13. Isa & The Filty Tongues - Honey For Sale
Sounding exactly like a Deep South, swampbound incarnation of Echo And The Bunnymen, Isa & The Filthy Tongues comprise Goodbye Mr Mackenzie’s Martin Metcalfe and singer Stacey Chavis (aka Isa) of Portland, Oregon. It’s a Scots/Pacific Northwest cultural exchange with a detour via the bayou.
From the album Dark Passenger

14. Hawksley Workman - Chocolate Mouth
Who said drummers should stay at the back? Canadian Mr Workman – real name Ryan Corrigan – learned drums from the age of four, practised throughout his teens and matured into a frenetically prolific artist who sometimes takes an album from idea to final master within just a few weeks. “A lot of artists get maybe a year away from a record they’ve just made and they hate it,” he says, “But I never take more than a day per song, so by the time it’s finished I’m still in a honeymoon with the record.” His music is big on the ramshackle delights of the DIY ethic, with everything from Michael Jackson to Chick Corea to The Smiths in the mix.

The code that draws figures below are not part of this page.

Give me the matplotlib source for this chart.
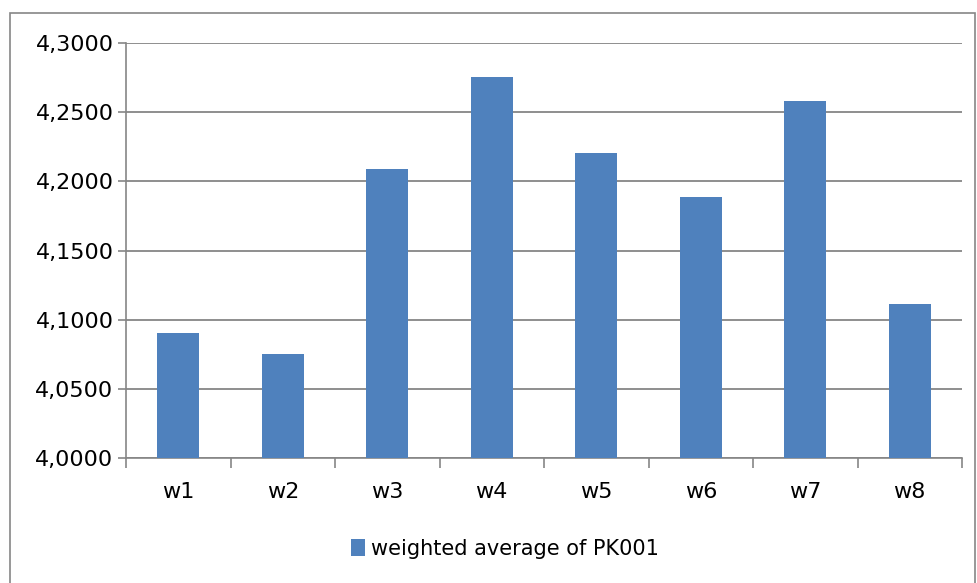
import matplotlib.pyplot as plt
from matplotlib.patches import Rectangle
from matplotlib.ticker import FuncFormatter
import numpy as np

weeks = ['w1', 'w2', 'w3', 'w4', 'w5', 'w6', 'w7', 'w8']
values = [4.0903, 4.0749, 4.2087, 4.2755, 4.2202, 4.1887, 4.2580, 4.1113]
series_name = 'weighted average of PK001'

bar_color = '#4F81BD'
grid_color = '#868686'

plt.rcParams['font.family'] = ['DejaVu Sans']

fig = plt.figure(figsize=(9.78, 5.83), dpi=100)
# outer chart border
fig.patches.append(Rectangle((10 / 978, -0.01), 965 / 978, 1 - 13 / 583 + 0.01,
                             transform=fig.transFigure, fill=False,
                             edgecolor=grid_color, linewidth=1.2))

ax = fig.add_axes([126 / 978, 1 - 458 / 583, (962 - 126) / 978, (458 - 43) / 583])
x = np.arange(len(weeks))
ax.bar(x, values, width=0.4, color=bar_color, zorder=3, label=series_name)

ax.set_xlim(-0.5, len(weeks) - 0.5)
ax.set_ylim(4.0, 4.3)
ax.set_yticks(np.arange(4.0, 4.3001, 0.05))
ax.yaxis.set_major_formatter(FuncFormatter(lambda v, p: f'{v:.4f}'.replace('.', ',')))
ax.grid(axis='y', color=grid_color, linewidth=1.3, zorder=0)

ax.set_xticks(x)
ax.set_xticklabels(weeks)
ax.set_xticks(np.arange(-0.5, len(weeks)), minor=True)
ax.tick_params(axis='x', which='major', length=0, pad=17, labelsize=16)
ax.tick_params(axis='x', which='minor', length=7, color=grid_color, width=1.2, direction='out')
ax.tick_params(axis='y', length=6, color=grid_color, width=1.2, labelsize=16, pad=3)

for side in ['top', 'right']:
    ax.spines[side].set_visible(False)
for side in ['left', 'bottom']:
    ax.spines[side].set_color(grid_color)
    ax.spines[side].set_linewidth(1.2)

fig.legend(loc='center', bbox_to_anchor=(505 / 978, 1 - 549 / 583), frameon=False,
           fontsize=15, handlelength=0.7, handleheight=0.9, handletextpad=0.3)

fig.savefig('out.png', dpi=100)
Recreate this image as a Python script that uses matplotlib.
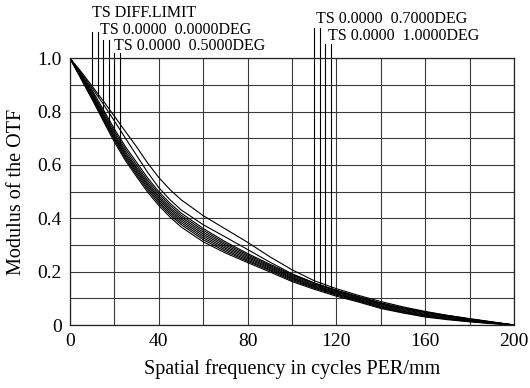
import matplotlib
matplotlib.use('Agg')
import matplotlib.pyplot as plt
import numpy as np

# ---- data ----
freq = [0, 5, 10, 15, 20, 25, 30, 35, 40, 45, 50, 60, 70, 80, 90, 100, 110, 120, 130, 140, 150, 160, 170, 180, 190, 200]

mtf_diff_t = [1, 0.950, 0.895, 0.840, 0.783, 0.725, 0.668, 0.607, 0.553, 0.508, 0.470, 0.410, 0.360, 0.310, 0.256, 0.207, 0.166, 0.136, 0.111, 0.088, 0.068, 0.051, 0.036, 0.023, 0.011, 0]
mtf_diff_s = [1, 0.945, 0.888, 0.828, 0.765, 0.700, 0.636, 0.572, 0.515, 0.470, 0.432, 0.376, 0.330, 0.283, 0.236, 0.192, 0.158, 0.130, 0.106, 0.083, 0.064, 0.048, 0.034, 0.021, 0.010, 0]
mtf_f00_t = [1, 0.940, 0.880, 0.808, 0.735, 0.668, 0.610, 0.551, 0.500, 0.457, 0.420, 0.362, 0.312, 0.268, 0.228, 0.190, 0.157, 0.130, 0.106, 0.082, 0.064, 0.049, 0.036, 0.024, 0.012, 0]
mtf_f00_s = [1, 0.937, 0.874, 0.800, 0.726, 0.659, 0.600, 0.542, 0.492, 0.449, 0.412, 0.355, 0.306, 0.263, 0.224, 0.186, 0.154, 0.127, 0.103, 0.079, 0.061, 0.046, 0.034, 0.022, 0.011, 0]
mtf_f05_t = [1, 0.934, 0.868, 0.793, 0.718, 0.650, 0.591, 0.534, 0.484, 0.441, 0.405, 0.348, 0.300, 0.258, 0.220, 0.182, 0.150, 0.124, 0.100, 0.077, 0.058, 0.043, 0.031, 0.020, 0.010, 0]
mtf_f05_s = [1, 0.931, 0.863, 0.787, 0.711, 0.643, 0.584, 0.527, 0.477, 0.434, 0.398, 0.341, 0.294, 0.253, 0.216, 0.178, 0.147, 0.121, 0.097, 0.074, 0.055, 0.040, 0.029, 0.018, 0.009, 0]
mtf_f07_t = [1, 0.929, 0.858, 0.781, 0.705, 0.636, 0.577, 0.520, 0.470, 0.427, 0.391, 0.334, 0.288, 0.248, 0.212, 0.175, 0.144, 0.118, 0.094, 0.071, 0.052, 0.037, 0.026, 0.016, 0.008, 0]
mtf_f07_s = [1, 0.927, 0.854, 0.776, 0.699, 0.630, 0.570, 0.513, 0.463, 0.420, 0.384, 0.327, 0.282, 0.243, 0.208, 0.171, 0.141, 0.115, 0.092, 0.068, 0.050, 0.035, 0.024, 0.014, 0.007, 0]
mtf_f10_t = [1, 0.925, 0.850, 0.771, 0.693, 0.623, 0.563, 0.506, 0.456, 0.413, 0.377, 0.320, 0.276, 0.239, 0.204, 0.167, 0.138, 0.112, 0.089, 0.065, 0.047, 0.032, 0.022, 0.013, 0.006, 0]
mtf_f10_s = [1, 0.922, 0.845, 0.765, 0.686, 0.616, 0.556, 0.498, 0.448, 0.405, 0.368, 0.312, 0.270, 0.234, 0.199, 0.163, 0.134, 0.108, 0.086, 0.062, 0.045, 0.030, 0.020, 0.012, 0.005, 0]

curves = [mtf_diff_t, mtf_diff_s, mtf_f00_t, mtf_f00_s, mtf_f05_t, mtf_f05_s,
          mtf_f07_t, mtf_f07_s, mtf_f10_t, mtf_f10_s]

label_texts = ["TS DIFF.LIMIT", "TS 0.0000  0.0000DEG", "TS 0.0000  0.5000DEG",
               "TS 0.0000  0.7000DEG", "TS 0.0000  1.0000DEG"]

x_ticks = [0, 40, 80, 120, 160, 200]
y_ticks = [0, 0.2, 0.4, 0.6, 0.8, 1.0]
y_tick_labels = ["0", "0.2", "0.4", "0.6", "0.8", "1.0"]

# ---- layout ----
W, H = 530, 388
plt.rcParams['font.family'] = ['Liberation Serif', 'DejaVu Serif']
fig = plt.figure(figsize=(W / 100, H / 100), dpi=100)
ax_l, ax_r, ax_t, ax_b = 70, 514, 58.3, 325
ax = fig.add_axes([ax_l / W, 1 - ax_b / H, (ax_r - ax_l) / W, (ax_b - ax_t) / H])

ax.set_xlim(0, 200)
ax.set_ylim(0, 1.0)
# grid lines every 20 / 0.1
ax.set_xticks(np.arange(0, 201, 20))
ax.set_yticks(np.round(np.arange(0, 1.01, 0.1), 1))
ax.grid(True, color='#3a3a3a', lw=0.8)
ax.set_axisbelow(True)
ax.tick_params(length=0, labelsize=14, pad=6)
ax.set_xticklabels([str(v) if v in x_ticks else "" for v in range(0, 201, 20)])
ylabs = []
for v in np.round(np.arange(0, 1.01, 0.1), 1):
    ylabs.append(y_tick_labels[y_ticks.index(v)] if v in y_ticks else "")
ax.set_yticklabels(ylabs)
for s in ax.spines.values():
    s.set_color('#222222')
    s.set_linewidth(0.9)

for c in curves:
    ax.plot(freq, c, color='black', lw=0.8)

ax.set_xlabel("Spatial frequency in cycles PER/mm", fontsize=14.5, labelpad=6)
ax.set_ylabel("Modulus of the OTF", fontsize=14.5, labelpad=8)

# label leader lines
def px2v(ypx):
    return (ax_b - ypx) / (ax_b - ax_t)

lead_x = [10, 12.5, 15, 17.5, 20, 22.5, 110, 112.5, 115, 117.5]
lead_top = [32, 32, 40, 40, 53, 53, 28, 28, 44, 44]
for i, c in enumerate(curves):
    yb = np.interp(lead_x[i], freq, c)
    ax.plot([lead_x[i], lead_x[i]], [yb, px2v(lead_top[i])], color='black', lw=0.8, clip_on=False)

label_pos = [(92, 13), (100, 30), (114, 46), (316, 19), (328, 36)]
for t, (x, y) in zip(label_texts, label_pos):
    fig.text(x / W, 1 - y / H, t, fontsize=11.5, va='center', ha='left')

fig.savefig('out.png', dpi=100)
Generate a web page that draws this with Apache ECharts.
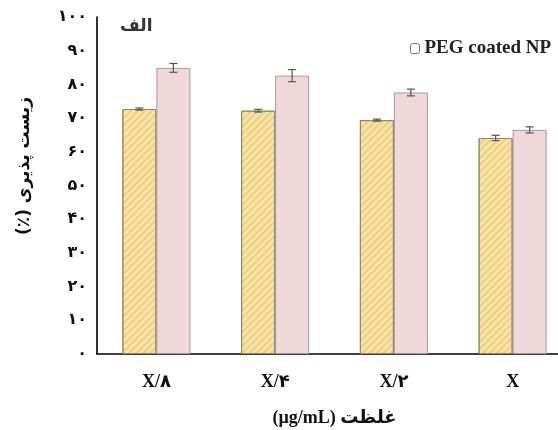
<!DOCTYPE html>
<html>
<head>
<meta charset="utf-8">
<script src="https://cdn.jsdelivr.net/npm/echarts@6/dist/echarts.min.js"></script>
<style>
  html, body { margin: 0; padding: 0; background: #fff; }
  #main { width: 558px; height: 430px; }
</style>
</head>
<body>
<div id="main"></div>
<script>
// غلظت ها
const categories = ['X/۸', 'X/۴', 'X/۲', 'X'];
// زیست پذیری (%)
const bareValues = [72.7, 72.2, 69.4, 64.1];
const bareErrors = [0.3, 0.4, 0.3, 0.8];
const pegValues = [84.9, 82.6, 77.6, 66.5];
const pegErrors = [1.3, 1.8, 1.0, 0.9];

const faDigits = '۰۱۲۳۴۵۶۷۸۹';
const toFa = n => String(n).replace(/\d/g, d => faDigits[d]);

const BAR_W = 34;
const fontFam = 'Liberation Serif, DejaVu Serif, DejaVu Sans, serif';

function errSeries(values, errors, offset) {
  return {
    type: 'custom',
    silent: true,
    z: 10,
    data: values.map((v, i) => [i, v, errors[i]]),
    renderItem: function (params, api) {
      const i = api.value(0), v = api.value(1), e = api.value(2);
      const top = api.coord([i, v + e]);
      const bot = api.coord([i, v - e]);
      const x = top[0] + offset;
      const st = { stroke: '#555', lineWidth: 1.2 };
      return {
        type: 'group',
        children: [
          { type: 'line', shape: { x1: x, y1: top[1], x2: x, y2: bot[1] }, style: st },
          { type: 'line', shape: { x1: x - 4, y1: top[1], x2: x + 4, y2: top[1] }, style: st },
          { type: 'line', shape: { x1: x - 4, y1: bot[1], x2: x + 4, y2: bot[1] }, style: st }
        ]
      };
    }
  };
}

const chart = echarts.init(document.getElementById('main'));
chart.setOption({
  backgroundColor: '#fff',
  animation: false,
  grid: { left: 97, top: 17, width: 475, height: 337, containLabel: false, outerBoundsMode: 'none' },
  legend: {
    data: ['PEG coated NP'],
    left: 405,
    top: 34,
    itemWidth: 9,
    itemHeight: 10,
    itemGap: 4,
    textStyle: { fontFamily: fontFam, fontWeight: 'bold', fontSize: 19, color: '#222' },
    itemStyle: { color: '#fff', borderColor: '#777', borderWidth: 1, decal: 'none' }
  },
  graphic: [
    {
      type: 'text', left: 120, top: 18,
      style: { text: 'الف', font: 'bold 17px DejaVu Sans', fill: '#333' }
    },
    {
      type: 'text', x: 25, y: 166, rotation: Math.PI / 2,
      style: {
        text: '(٪) زیست پذیری',
        font: 'bold 17px DejaVu Sans',
        fill: '#111', align: 'center', verticalAlign: 'middle'
      }
    }
  ],
  xAxis: {
    type: 'category',
    data: categories,
    name: '(µg/mL) غلظت',
    nameLocation: 'middle',
    nameGap: 55,
    nameTextStyle: { fontFamily: fontFam, fontWeight: 'bold', fontSize: 18, color: '#111' },
    axisLine: { lineStyle: { color: '#000', width: 1.6 } },
    axisTick: { show: false },
    axisLabel: { margin: 19, fontFamily: fontFam, fontWeight: 'bold', fontSize: 18, color: '#111' }
  },
  yAxis: {
    type: 'value',
    min: 0, max: 100, interval: 10,
    axisLine: { show: true, lineStyle: { color: '#000', width: 1.6 } },
    axisTick: { show: false },
    splitLine: { show: false },
    axisLabel: {
      margin: 10,
      fontFamily: 'DejaVu Sans',
      fontWeight: 'bold', fontSize: 16, color: '#111',
      formatter: v => toFa(v)
    }
  },
  series: [
    {
      name: 'Bare NP',
      type: 'bar',
      data: bareValues,
      barWidth: BAR_W,
      barGap: '0%',
      itemStyle: {
        color: '#FBE3A2',
        borderColor: '#8f8770',
        borderWidth: 1,
        decal: {
          symbol: 'rect',
          symbolSize: 1,
          color: 'rgba(205,165,90,0.35)',
          dashArrayX: [1, 0],
          dashArrayY: [1.2, 3],
          rotation: -Math.PI / 4
        }
      }
    },
    {
      name: 'PEG coated NP',
      type: 'bar',
      data: pegValues,
      barWidth: BAR_W,
      itemStyle: { color: '#F0D7D9', borderColor: '#a39b9c', borderWidth: 1 }
    },
    errSeries(bareValues, bareErrors, -BAR_W / 2),
    errSeries(pegValues, pegErrors, BAR_W / 2)
  ]
});
</script>
</body>
</html>
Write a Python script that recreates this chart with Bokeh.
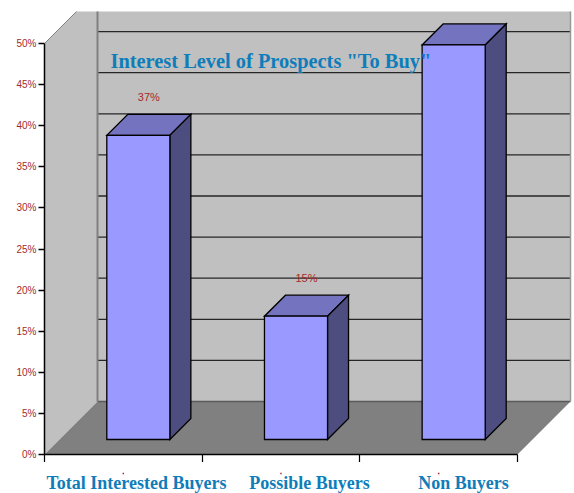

As the name indicates, his workrate is relentless: he’s produced other artists – notably Tegan & Sarah – as well as cranking out 12 albums over the past decade. Chocolate Mouth comes from a typically unconventional double-album-that-isn’t, with the rock-folk Meat disc coming out first, followed by the electro-pop Milk album as a digital-only release.
From the album Meat/Milk

15. Shellsuit - Iraqis In Shellsuits
Like Ewan MacColl in a box-fresh pair of Adidas Sambas, this Liverpool band take folk music back to the big, bad city. This is a sharp song about racism driven by bleak humour as well as anger.